Even as a candidate for the leadership, she recalled earlier, her loyalty to Canada was questioned, and she was accused of taking bribes from Israel and leading a Zionist take-over of the Green Party.

Paul said that in her term as leader, she has made only two statements on the Israeli-Palestinian conflict.

“It’s a question of whether I will be judged for my actions and what I have actually said, or whether other things which I’m very proud of and also took a toll, like the fact that I’m a Jewish woman, enter into play.”

Being critical of Israel “is not antisemitism,” Paul said.

The survey of Jews in Canada found Jewish support for the Greens at two percent.

Paul will run in the riding of Toronto Centre, setting her up for a rematch in the riding she failed to win in a byelection last October, when she came in second to Liberal newcomer Marci Ien after former finance minister Bill Morneau resigned the seat. Paul garnered a healthy one-third of the votes cast.

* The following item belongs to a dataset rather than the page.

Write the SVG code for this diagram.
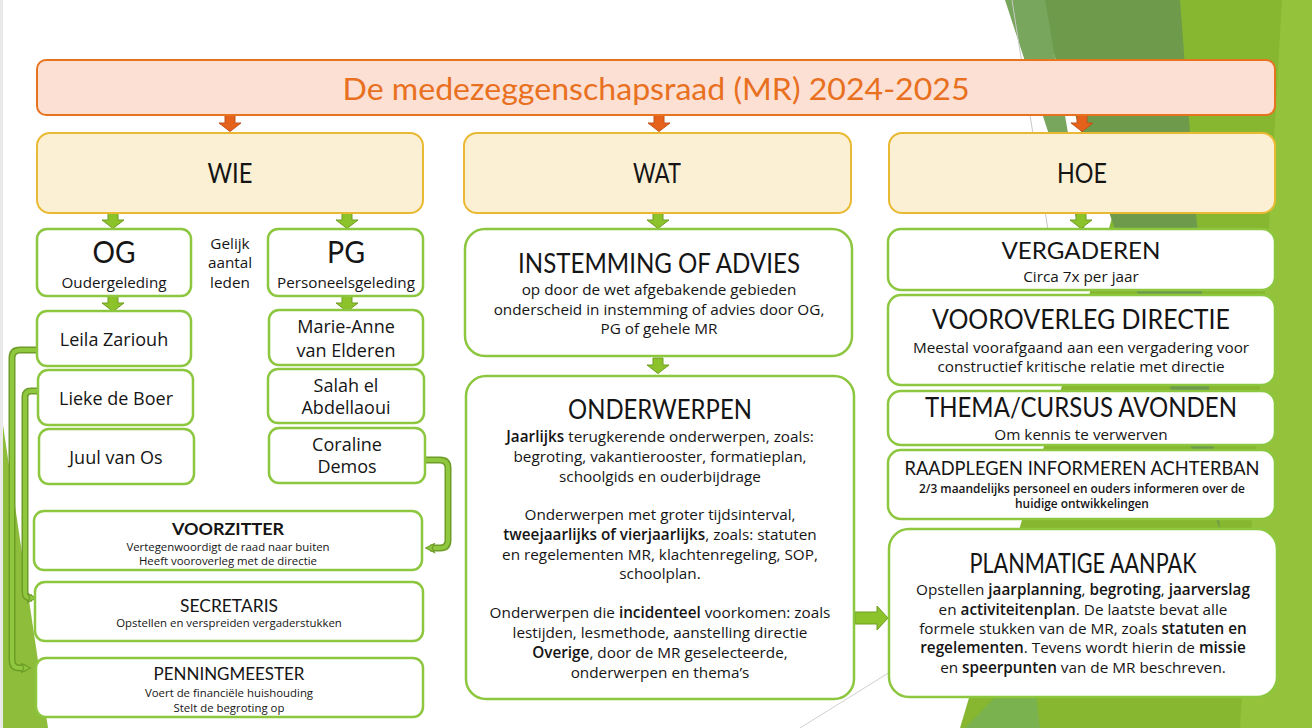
<svg xmlns="http://www.w3.org/2000/svg" width="1312" height="728" viewBox="0 0 1312 728">
<style>
text{font-family:Lato,"Open Sans","Noto Sans",sans-serif;fill:#151515;text-anchor:middle}
.title{fill:#e8701f;font-size:31px}
.cat{fill:#fbf0d3;stroke:#eab934;stroke-width:2}
.box{fill:#fff;stroke:#8dc63f;stroke-width:2.5}
.h1{font-size:26px}
.h2{font-size:24px}
.big{font-size:31px}
.nm{font-family:"Open Sans","Noto Sans",sans-serif;font-size:18px}
.b{font-family:"Open Sans","Noto Sans",sans-serif;font-size:15.3px}
.s{font-family:"Open Sans","Noto Sans",sans-serif;font-size:11.4px}
.bd{font-weight:600}
.sb{font-size:11.9px;font-weight:600}
.cOut{fill:none;stroke:#6d9c27;stroke-width:7;stroke-linejoin:round}
.cIn{fill:none;stroke:#8fc73f;stroke-width:4;stroke-linejoin:round}
</style>
<defs>
<path id="arrO" d="M-5,0 h10 v8 h6 l-11,8.5 l-11,-8.5 h6 z" fill="#e4621c" stroke="#c4511a" stroke-width="1"/>
<path id="arrG" d="M-5,0 h10 v7 h6 l-11,8.5 l-11,-8.5 h6 z" fill="#8cc22a" stroke="#6f9d22" stroke-width="1"/>
<marker id="mk" viewBox="0 0 10 10" refX="5" refY="5" markerWidth="11" markerHeight="11" markerUnits="userSpaceOnUse" orient="auto">
<path d="M1,1 L9,5 L1,9 L3,5 z" fill="#8fc73f" stroke="#6d9c27" stroke-width="1"/>
</marker>
</defs>

<g id="background">
<rect x="0" y="0" width="1312" height="728" fill="#ffffff"/>
<rect x="0" y="0" width="3" height="728" fill="#e9e9e9"/>
<polygon points="3,425 3,728 48,728" fill="#8dbd3a"/>
<polygon points="1177,0 1312,0 1312,728 960,728" fill="#87b630"/>
<polygon points="1282,0 1312,0 1312,728 1240,728" fill="#94c33b"/>
<polygon points="1035,0 1180,0 1220,530" fill="#6d9b4b"/>
<polygon points="1005,0 1045,0 1090,260" fill="#79a65d"/>
<polygon points="965,728 1040,728 1032,660" fill="#79b24f"/>
<line x1="1012" y1="0" x2="1048" y2="230" stroke="#c8c8c8" stroke-width="1"/>
<line x1="800" y1="728" x2="890" y2="672" stroke="#d0d0d0" stroke-width="1"/>
</g>

<g id="connectors">
<use href="#arrO" x="230" y="115"/>
<use href="#arrO" x="659" y="115"/>
<use href="#arrO" x="1082" y="115"/>
<use href="#arrG" x="113" y="213"/>
<use href="#arrG" x="347" y="213"/>
<use href="#arrG" x="658" y="213"/>
<use href="#arrG" x="1081" y="213"/>
<use href="#arrG" x="113" y="296"/>
<use href="#arrG" x="347" y="296"/>
<use href="#arrG" x="658" y="358"/>
<path d="M855,612 h22 v-6 l11,12 l-11,12 v-6 h-22 z" fill="#8cc22a" stroke="#6f9d22" stroke-width="1"/>
<path class="cOut" d="M37,350 H20 Q12,350 12,358 V660 Q12,668 20,668 H26"/>
<path class="cIn" d="M37,350 H20 Q12,350 12,358 V660 Q12,668 20,668 H26" marker-end="url(#mk)"/>
<path class="cOut" d="M38,391 H31 Q25,391 25,397 V592 Q25,598 31,598 H32"/>
<path class="cIn" d="M38,391 H31 Q25,391 25,397 V592 Q25,598 31,598 H32" marker-end="url(#mk)"/>
<path class="cOut" d="M425,460 H440 Q448,460 448,468 V540 Q448,548 440,548 H430"/>
<path class="cIn" d="M425,460 H440 Q448,460 448,468 V540 Q448,548 440,548 H430" marker-end="url(#mk)"/>
</g>

<g id="title">
<rect x="37" y="60" width="1238" height="55" rx="9" fill="#fbe0d3" stroke="#e8731f" stroke-width="2"/>
<text class="title" x="656" y="100" textLength="627" lengthAdjust="spacingAndGlyphs">De medezeggenschapsraad (MR) 2024-2025</text>
</g>

<g id="wie">
<rect class="cat" x="37" y="133" width="386" height="80" rx="13"/>
<text class="h1" x="230" y="183" textLength="45" lengthAdjust="spacingAndGlyphs">WIE</text>
</g>
<g id="wat">
<rect class="cat" x="464" y="133" width="387" height="80" rx="13"/>
<text class="h1" x="657" y="183" textLength="48" lengthAdjust="spacingAndGlyphs">WAT</text>
</g>
<g id="hoe">
<rect class="cat" x="889" y="133" width="386" height="80" rx="13"/>
<text class="h1" x="1082" y="183" textLength="50" lengthAdjust="spacingAndGlyphs">HOE</text>
</g>

<g id="og">
<rect class="box" x="37" y="229" width="154" height="67" rx="10"/>
<text class="big" x="114" y="263" textLength="43" lengthAdjust="spacingAndGlyphs">OG</text>
<text class="b" x="114" y="288" textLength="105" lengthAdjust="spacingAndGlyphs">Oudergeleding</text>
</g>
<g id="gelijk">
<text class="b" x="230" y="249">Gelijk</text>
<text class="b" x="230" y="268">aantal</text>
<text class="b" x="230" y="288">leden</text>
</g>
<g id="pg">
<rect class="box" x="268" y="229" width="155" height="67" rx="10"/>
<text class="big" x="346" y="263" textLength="38" lengthAdjust="spacingAndGlyphs">PG</text>
<text class="b" x="346" y="288" textLength="138" lengthAdjust="spacingAndGlyphs">Personeelsgeleding</text>
</g>

<g id="leila">
<rect class="box" x="37" y="311" width="154" height="55" rx="10"/>
<text class="nm" x="114" y="346">Leila Zariouh</text>
</g>
<g id="lieke">
<rect class="box" x="38" y="370" width="155" height="55" rx="10"/>
<text class="nm" x="116" y="405">Lieke de Boer</text>
</g>
<g id="juul">
<rect class="box" x="39" y="429" width="155" height="55" rx="10"/>
<text class="nm" x="116" y="464">Juul van Os</text>
</g>
<g id="marie">
<rect class="box" x="269" y="310" width="154" height="55" rx="10"/>
<text class="nm" x="346" y="333">Marie-Anne</text>
<text class="nm" x="346" y="357">van Elderen</text>
</g>
<g id="salah">
<rect class="box" x="268" y="369" width="156" height="54" rx="10"/>
<text class="nm" x="346" y="392">Salah el</text>
<text class="nm" x="346" y="414">Abdellaoui</text>
</g>
<g id="coraline">
<rect class="box" x="269" y="428" width="156" height="55" rx="10"/>
<text class="nm" x="347" y="451">Coraline</text>
<text class="nm" x="347" y="473">Demos</text>
</g>

<g id="voorzitter">
<rect class="box" x="34" y="511" width="388" height="59" rx="10"/>
<text x="228" y="535" font-size="17" font-weight="bold" textLength="112" lengthAdjust="spacingAndGlyphs">VOORZITTER</text>
<text class="s" x="228" y="551">Vertegenwoordigt de raad naar buiten</text>
<text class="s" x="228" y="565">Heeft vooroverleg met de directie</text>
</g>
<g id="secretaris">
<rect class="box" x="35" y="582" width="388" height="59" rx="10"/>
<text x="229" y="612" font-size="18" textLength="98" lengthAdjust="spacingAndGlyphs">SECRETARIS</text>
<text class="s" x="229" y="627">Opstellen en verspreiden vergaderstukken</text>
</g>
<g id="penningmeester">
<rect class="box" x="36" y="658" width="387" height="59" rx="10"/>
<text x="229" y="680" font-size="18" textLength="151" lengthAdjust="spacingAndGlyphs">PENNINGMEESTER</text>
<text class="s" x="229" y="697">Voert de financiële huishouding</text>
<text class="s" x="229" y="712">Stelt de begroting op</text>
</g>

<g id="instemming">
<rect class="box" x="465" y="229" width="387" height="127" rx="20"/>
<text class="h1" x="659" y="273" textLength="282" lengthAdjust="spacingAndGlyphs">INSTEMMING OF ADVIES</text>
<text class="b" x="659" y="295">op door de wet afgebakende gebieden</text>
<text class="b" x="659" y="315">onderscheid in instemming of advies door OG,</text>
<text class="b" x="659" y="334">PG of gehele MR</text>
</g>

<g id="onderwerpen">
<rect class="box" x="466" y="376" width="388" height="323" rx="20"/>
<text class="h1" x="660" y="419" textLength="184" lengthAdjust="spacingAndGlyphs">ONDERWERPEN</text>
<text class="b" x="660" y="442"><tspan class="bd">Jaarlijks</tspan> terugkerende onderwerpen, zoals:</text>
<text class="b" x="660" y="462">begroting, vakantierooster, formatieplan,</text>
<text class="b" x="660" y="482">schoolgids en ouderbijdrage</text>
<text class="b" x="660" y="520">Onderwerpen met groter tijdsinterval,</text>
<text class="b" x="660" y="540"><tspan class="bd">tweejaarlijks of vierjaarlijks</tspan>, zoals: statuten</text>
<text class="b" x="660" y="560">en regelementen MR, klachtenregeling, SOP,</text>
<text class="b" x="660" y="579">schoolplan.</text>
<text class="b" x="660" y="618">Onderwerpen die <tspan class="bd">incidenteel</tspan> voorkomen: zoals</text>
<text class="b" x="660" y="638">lestijden, lesmethode, aanstelling directie</text>
<text class="b" x="660" y="658"><tspan class="bd">Overige</tspan>, door de MR geselecteerde,</text>
<text class="b" x="660" y="678">onderwerpen en thema’s</text>
</g>

<g id="vergaderen">
<rect class="box" x="888" y="229" width="387" height="61" rx="13"/>
<text class="h2" x="1081" y="259" textLength="159" lengthAdjust="spacingAndGlyphs">VERGADEREN</text>
<text class="b" x="1081" y="282">Circa 7x per jaar</text>
</g>
<g id="vooroverleg">
<rect class="box" x="888" y="295" width="387" height="90" rx="13"/>
<text class="h1" x="1081" y="329" textLength="298" lengthAdjust="spacingAndGlyphs">VOOROVERLEG DIRECTIE</text>
<text class="b" x="1081" y="353">Meestal voorafgaand aan een vergadering voor</text>
<text class="b" x="1081" y="372">constructief kritische relatie met directie</text>
</g>
<g id="thema">
<rect class="box" x="888" y="391" width="387" height="54" rx="13"/>
<text class="h1" x="1081" y="417" textLength="312" lengthAdjust="spacingAndGlyphs">THEMA/CURSUS AVONDEN</text>
<text class="b" x="1081" y="440">Om kennis te verwerven</text>
</g>
<g id="raadplegen">
<rect class="box" x="888" y="450" width="387" height="69" rx="13"/>
<text x="1082" y="475" font-size="20" textLength="355" lengthAdjust="spacingAndGlyphs">RAADPLEGEN INFORMEREN ACHTERBAN</text>
<text class="s sb" x="1082" y="493">2/3 maandelijks personeel en ouders informeren over de</text>
<text class="s sb" x="1082" y="508">huidige ontwikkelingen</text>
</g>
<g id="planmatig">
<rect class="box" x="889" y="529" width="388" height="168" rx="20"/>
<text class="h1" x="1083" y="573" textLength="227" lengthAdjust="spacingAndGlyphs">PLANMATIGE AANPAK</text>
<text class="b" x="1083" y="595">Opstellen <tspan class="bd">jaarplanning</tspan>, <tspan class="bd">begroting</tspan>, <tspan class="bd">jaarverslag</tspan></text>
<text class="b" x="1083" y="615">en <tspan class="bd">activiteitenplan</tspan>. De laatste bevat alle</text>
<text class="b" x="1083" y="634">formele stukken van de MR, zoals <tspan class="bd">statuten en</tspan></text>
<text class="b" x="1083" y="653"><tspan class="bd">regelementen</tspan>. Tevens wordt hierin de <tspan class="bd">missie</tspan></text>
<text class="b" x="1083" y="673">en <tspan class="bd">speerpunten</tspan> van de MR beschreven.</text>
</g>
</svg>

Other Jewish candidates to keep an eye on include:

  • Melissa Lantsman, who’s carrying the Tory banner in Thornhill after Peter Kent, who’s represented the riding since 2008, announced he would be resigning. Lantsman will face Liberal Gary Gladstone, who lost to Kent in the 2019 election by a 10,000-vote margin.
  • Ya’ara Saks won Toronto’s York Centre riding for the Liberals in a byelection last October following the resignation of Michael Levitt, who became CEO of Friends of Simon Wiesenthal Centre (and who, in turn, defeated Conservative Mark Adler in 2015). This time, Saks will face Joel Etienne, an Orthodox Jew who ran for the Canadian Alliance in 2000 in Eglinton-Lawrence. Etienne finished third against then Liberal incumbent Joseph Volpe.

Other Jewish incumbents and candidates to watch:

  • Mount Royal Liberal MP Anthony Housefather; Winnipeg-area MPs Jim Carr (Liberal) and Marty Morantz (Conservative); Julie Dabrusin, the Liberal MP for Toronto-Danforth; and David Graham, Liberal MP for Laurentides-Labelle in Quebec.

  • Documentary film producer Avi Lewis will be the NDP candidate in the southern British Columbia riding of West Vancouver-Sunshine Coast–Sea to Sky Country.

  • And Toronto lawyer and entrepreneur Tamara Kronis is the Conservative hopeful in the Vancouver Island riding of Nanaimo-Ladysmith, where she will face incumbent Paul Manly, one of two current Green Party MPs.